Não há orgulho no genocídio e na exploração
Não aceitamos que usem nossas identidades como isca de marketing. Que nos tratem como consumidores e descartem como pessoas. O pinkmoney é só mais uma forma de lucrar com a opressão.
Rechaçamos também o pinkwashing de Israel, que tenta pintar de rosa o apartheid. A comunidade LGBTI+ não será cúmplice de genocídio! Não aceitaremos que usem nossa luta para legitimar a ocupação e o massacre do povo palestino. Orgulho de verdade é estar do lado dos que resistem — não dos que bombardeiam.
Resgatar a radicalidade de Stonewall… e ir além!
A revolta de Stonewall foi feita por quem não cabia na norma: travestis, gays pobres, negras, putas, migrantes. Não foi desfile, foi revolta. Não pediram licença — fizeram história.
Hoje, 56 anos depois, o sistema continua querendo nos domesticar, nos reduzir a estampa de campanha, nos enfiar de volta no armário das boas maneiras. Mas nós queremos mais. Queremos a revolução!

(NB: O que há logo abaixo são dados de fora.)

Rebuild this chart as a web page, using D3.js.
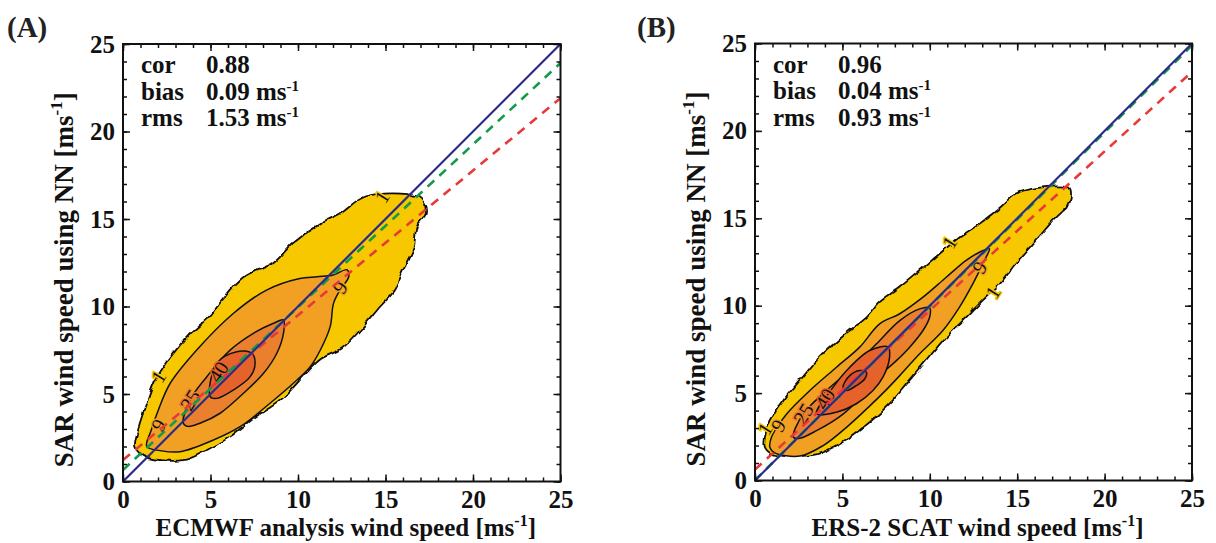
<!DOCTYPE html>
<html>
<head>
<meta charset="utf-8">
<script src="https://cdn.jsdelivr.net/npm/d3@7"></script>
<style>
body { margin: 0; background: #fff; }
text { font-family: "Liberation Serif", "Times New Roman", serif; }
</style>
</head>
<body>
<svg id="chart" width="1216" height="543"></svg>
<script>
// Axis ticks (both panels, both axes)
const majorTicks = [0, 5, 10, 15, 20, 25];
const minorTicks = d3.range(0, 26);

// Statistics boxes
const statNames = ['cor', 'bias', 'rms'];
const statUnits = [false, true, true];
const statsA = ['0.88', '0.09', '1.53'];
const statsB = ['0.96', '0.04', '0.93'];

// Regression lines: [intercept, slope]
const greenFitA = [0.66, 0.93];
const redFitA = [1.23, 0.827];
const greenFitB = [0.02, 0.995];
const redFitB = [0.63, 0.91];

// Contour levels and fill colours
const levels = [1, 9, 25, 40, 55];
const levelColors = ['#f7c800', '#f1a024', '#ea802d', '#e5622a', '#df4e26'];

// Panel A contours, [x, y] in m/s
const contourA1 = [[0.7,2.0],[1.15,1.45],[2.3,1.2],[3.6,1.25],[4.8,1.8],[6.1,2.55],[7.6,3.7],[9.0,4.65],[10.3,6.0],[11.3,7.0],[12.5,7.6],[13.6,8.7],[14.7,10.0],[15.5,10.9],[15.9,11.9],[16.6,13.4],[16.8,14.6],[17.3,15.3],[17.2,15.9],[16.8,16.3],[13.9,16.3],[12.4,15.3],[11.3,14.75],[9.7,13.6],[8.6,12.5],[6.9,11.7],[5.7,10.4],[5.0,9.5],[3.8,8.4],[2.9,7.35],[1.95,6.0],[1.25,4.2],[0.8,2.75]];
const contourA9 = [[1.36,2.0],[2.2,1.75],[3.26,1.7],[5.17,2.37],[6.69,3.13],[8.4,4.47],[9.94,5.8],[10.7,6.56],[11.27,7.5],[11.84,8.85],[12.03,10.18],[12.4,10.94],[12.9,11.7],[12.8,12.1],[12.0,11.8],[11.1,11.7],[10.1,11.6],[8.2,10.94],[6.3,9.6],[4.2,7.5],[2.69,5.6],[2.02,4.09],[1.6,2.9]];
const contourA25 = [[3.45,3.33],[3.83,4.66],[4.79,5.99],[6.12,7.51],[7.45,8.47],[8.6,9.04],[9.17,9.23],[9.17,8.47],[8.79,7.33],[8.03,6.18],[6.88,5.04],[5.55,3.9],[4.4,3.33],[3.7,3.15]];
const contourA40 = [[4.98,4.85],[5.36,6.75],[6.5,7.42],[7.36,7.33],[7.55,6.75],[7.27,5.99],[6.31,5.23],[5.36,4.75]];

// Panel B contours
const contourB1 = [[0.57,1.9],[1.04,1.5],[2.0,1.4],[3.5,1.5],[4.85,2.1],[6.4,3.2],[7.9,4.6],[8.66,5.5],[9.8,6.86],[10.75,8.0],[11.89,9.15],[13.03,10.3],[14.1,11.35],[14.9,12.4],[15.6,13.2],[16.3,14.0],[16.9,14.7],[17.5,15.3],[17.9,15.7],[18.07,16.2],[17.98,16.7],[15.9,16.7],[14.9,16.4],[14.0,15.6],[12.84,14.68],[11.7,13.92],[10.56,12.97],[9.42,12.0],[8.28,11.06],[7.13,10.2],[6.4,9.35],[5.2,8.4],[3.7,7.06],[2.57,5.72],[1.62,4.58],[0.86,3.43],[0.57,2.5]];
const contourB9 = [[0.85,1.9],[1.1,1.6],[2.57,1.4],[3.9,2.0],[5.3,3.1],[6.6,4.3],[7.52,5.2],[8.28,6.0],[9.42,7.25],[10.75,8.58],[11.7,9.92],[12.46,11.25],[12.84,12.0],[13.22,12.77],[13.41,13.25],[12.84,13.06],[12.08,12.59],[10.94,11.63],[9.61,10.49],[8.28,9.54],[7.13,8.96],[5.99,7.63],[4.66,6.48],[3.14,5.15],[1.81,3.81],[1.33,3.15],[0.95,2.5]];
const contourB25 = [[2.19,2.48],[2.76,3.81],[4.09,5.15],[5.61,6.48],[6.95,7.82],[8.28,9.15],[9.42,9.82],[9.99,9.88],[9.99,9.34],[9.61,8.58],[8.85,7.63],[8.09,6.86],[7.13,6.0],[6.3,5.0],[5.04,3.8],[3.52,2.85],[2.5,2.4]];
const contourB40 = [[3.52,3.81],[4.47,5.34],[5.42,6.48],[6.56,7.44],[7.61,7.63],[7.7,7.06],[7.32,5.91],[6.75,5.15],[5.8,4.39],[4.66,3.91]];
const contourB55 = [[5.04,5.34],[5.42,6.0],[5.99,6.29],[6.37,6.2],[6.28,5.82],[5.8,5.43],[5.23,5.15]];

// Contour labels: [text, x, y, level index of background]
const labelsA = [['1',2.02,5.99,0],['1',14.8,16.27,0],['9',2.02,3.23,1],['9',12.4,11.1,1],['25',3.83,4.66,2],['40',5.45,6.27,3]];
const labelsB = [['1',0.57,2.96,0],['9',1.33,3.15,1],['25',2.76,3.81,2],['40',4.0,4.67,3],['1',11.13,13.63,0],['9',12.84,12.2,1],['1',13.6,10.77,0]];

const svg = d3.select('#chart');

// wavy edge for the binned outer contour
const defs = svg.append('defs');
const filt = defs.append('filter').attr('id', 'wavy')
    .attr('x', '-5%').attr('y', '-5%').attr('width', '110%').attr('height', '110%');
filt.append('feTurbulence').attr('type', 'fractalNoise')
    .attr('baseFrequency', 0.12).attr('numOctaves', 1).attr('seed', 4).attr('result', 'noise');
filt.append('feDisplacementMap').attr('in', 'SourceGraphic').attr('in2', 'noise')
    .attr('scale', 6).attr('xChannelSelector', 'R').attr('yChannelSelector', 'G');

const panels = [
    { tag: '(A)', tagX: 7, left: 123, top: 44, size: 437.5,
      xTitle: 'ECMWF analysis wind speed [ms', stats: statsA,
      contours: [contourA1, contourA9, contourA25, contourA40],
      labels: labelsA, green: greenFitA, red: redFitA },
    { tag: '(B)', tagX: 637, left: 755, top: 43.5, size: 437,
      xTitle: 'ERS-2 SCAT wind speed [ms', stats: statsB,
      contours: [contourB1, contourB9, contourB25, contourB40, contourB55],
      labels: labelsB, green: greenFitB, red: redFitB }
];

panels.forEach((p, pi) => {
    const x = d3.scaleLinear().domain([0, 25]).range([p.left, p.left + p.size]);
    const y = d3.scaleLinear().domain([0, 25]).range([p.top + p.size, p.top]);
    const g = svg.append('g');

    const clipId = 'clip' + pi;
    defs.append('clipPath').attr('id', clipId)
        .append('rect')
        .attr('x', p.left).attr('y', p.top)
        .attr('width', p.size).attr('height', p.size);

    // Contours
    const line = d3.line()
        .x(d => x(d[0]))
        .y(d => y(d[1]))
        .curve(d3.curveCatmullRomClosed.alpha(0.5));

    const cg = g.append('g').attr('clip-path', `url(#${clipId})`);
    p.contours.forEach((c, i) => {
        cg.append('path')
            .attr('d', line(c))
            .attr('fill', levelColors[i])
            .attr('stroke', '#111')
            .attr('stroke-width', i === 0 ? 1.8 : 1.5)
            .attr('stroke-linejoin', 'round')
            .attr('filter', i === 0 ? 'url(#wavy)' : null);
    });

    // Contour labels
    cg.selectAll('text.clab')
        .data(p.labels)
        .enter()
        .append('text')
        .attr('class', 'clab')
        .attr('transform', d => `translate(${x(d[1])},${y(d[2])}) rotate(-58)`)
        .attr('text-anchor', 'middle')
        .attr('dy', '0.35em')
        .style('font-size', '20px')
        .style('fill', '#111')
        .style('stroke', d => levelColors[d[3]])
        .style('stroke-width', 3)
        .style('paint-order', 'stroke')
        .text(d => d[0]);

    // Fit lines
    const fitLine = (fit, color, dash, width) => {
        cg.append('line')
            .attr('x1', x(0)).attr('y1', y(fit[0]))
            .attr('x2', x(25)).attr('y2', y(fit[0] + fit[1] * 25))
            .attr('stroke', color)
            .attr('stroke-width', width)
            .attr('stroke-dasharray', dash);
    };
    fitLine(p.red, '#e8393a', '9,7', 2.6);
    fitLine(p.green, '#139a4a', '9,7', 2.6);
    fitLine([0, 1], '#2b2a86', null, 2.2);

    // Minor ticks on all four sides
    const minor = [
        d3.axisBottom(x).tickValues(minorTicks).tickSize(-4).tickFormat(''),
        d3.axisTop(x).tickValues(minorTicks).tickSize(-4).tickFormat(''),
        d3.axisLeft(y).tickValues(minorTicks).tickSize(-4).tickFormat(''),
        d3.axisRight(y).tickValues(minorTicks).tickSize(-4).tickFormat('')
    ];
    const pos = [
        `translate(0,${p.top + p.size})`, `translate(0,${p.top})`,
        `translate(${p.left},0)`, `translate(${p.left + p.size},0)`
    ];
    minor.forEach((ax, i) => {
        g.append('g').attr('transform', pos[i]).call(ax.tickSizeOuter(0))
            .call(s => s.select('.domain').remove())
            .selectAll('line').attr('stroke', '#111').attr('stroke-width', 1.3);
    });

    // Major ticks
    const xAxis = g.append('g').attr('transform', pos[0])
        .call(d3.axisBottom(x).tickValues(majorTicks).tickSize(-7).tickSizeOuter(0).tickPadding(9));
    g.append('g').attr('transform', pos[1])
        .call(d3.axisTop(x).tickValues(majorTicks).tickSize(-7).tickSizeOuter(0).tickFormat(''));
    const yAxis = g.append('g').attr('transform', pos[2])
        .call(d3.axisLeft(y).tickValues(majorTicks).tickSize(-7).tickSizeOuter(0).tickPadding(8));
    g.append('g').attr('transform', pos[3])
        .call(d3.axisRight(y).tickValues(majorTicks).tickSize(-7).tickSizeOuter(0).tickFormat(''));

    g.selectAll('.domain').remove();
    g.selectAll('.tick line').attr('stroke', '#111').attr('stroke-width', 1.5);
    [xAxis, yAxis].forEach(a => a.selectAll('text')
        .style('font-family', '"Liberation Serif", "Times New Roman", serif')
        .style('font-size', '25px')
        .style('font-weight', 'bold')
        .style('fill', '#111'));

    // Frame
    g.append('rect')
        .attr('x', p.left).attr('y', p.top)
        .attr('width', p.size).attr('height', p.size)
        .attr('fill', 'none')
        .attr('stroke', '#111')
        .attr('stroke-width', 2);

    // Panel tag
    g.append('text')
        .attr('x', p.tagX).attr('y', 37)
        .style('font-size', '29px')
        .style('font-weight', 'bold')
        .style('fill', '#222')
        .text(p.tag);

    // Stats
    const st = g.append('g').style('font-size', '25px').style('font-weight', 'bold').style('fill', '#111');
    statNames.forEach((n, i) => {
        const yy = p.top + 29 + i * 26.5;
        st.append('text').attr('x', p.left + 18).attr('y', yy).text(n);
        const t = st.append('text').attr('x', p.left + 83).attr('y', yy).text(p.stats[i]);
        if (statUnits[i]) {
            t.append('tspan').text(' ms');
            t.append('tspan').attr('dy', -9).style('font-size', '15px').text('-1');
        }
    });

    // Axis titles
    const xt = g.append('text')
        .attr('x', p.left + p.size / 2 + 4).attr('y', 535.5)
        .attr('text-anchor', 'middle')
        .style('font-size', '25px').style('font-weight', 'bold').style('fill', '#111')
        .text(p.xTitle);
    xt.append('tspan').attr('dy', -10).style('font-size', '16px').text('-1');
    xt.append('tspan').attr('dy', 10).text(']');

    const yt = g.append('text')
        .attr('transform', `translate(${p.left - 50},${p.top + p.size / 2 + 17}) rotate(-90)`)
        .attr('text-anchor', 'middle')
        .style('font-size', '27px').style('font-weight', 'bold').style('fill', '#111')
        .text('SAR wind speed using NN [ms');
    yt.append('tspan').attr('dy', -11).style('font-size', '17px').text('-1');
    yt.append('tspan').attr('dy', 11).text(']');
});
</script>
</body>
</html>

Queremos o fim da LGBTIfobia — não só na sociedade, mas também dentro da nossa classe, dos nossos sindicatos e movimentos. Queremos unir o amor livre com a luta organizada. Queremos o socialismo com todas as cores da nossa bandeira!
Porque enquanto existir opressão, nossa missão será a mesma de todas as gentes exploradas deste mundo:
Explodir o sistema — e construir uma nova sociedade, livre, diversa e socialista!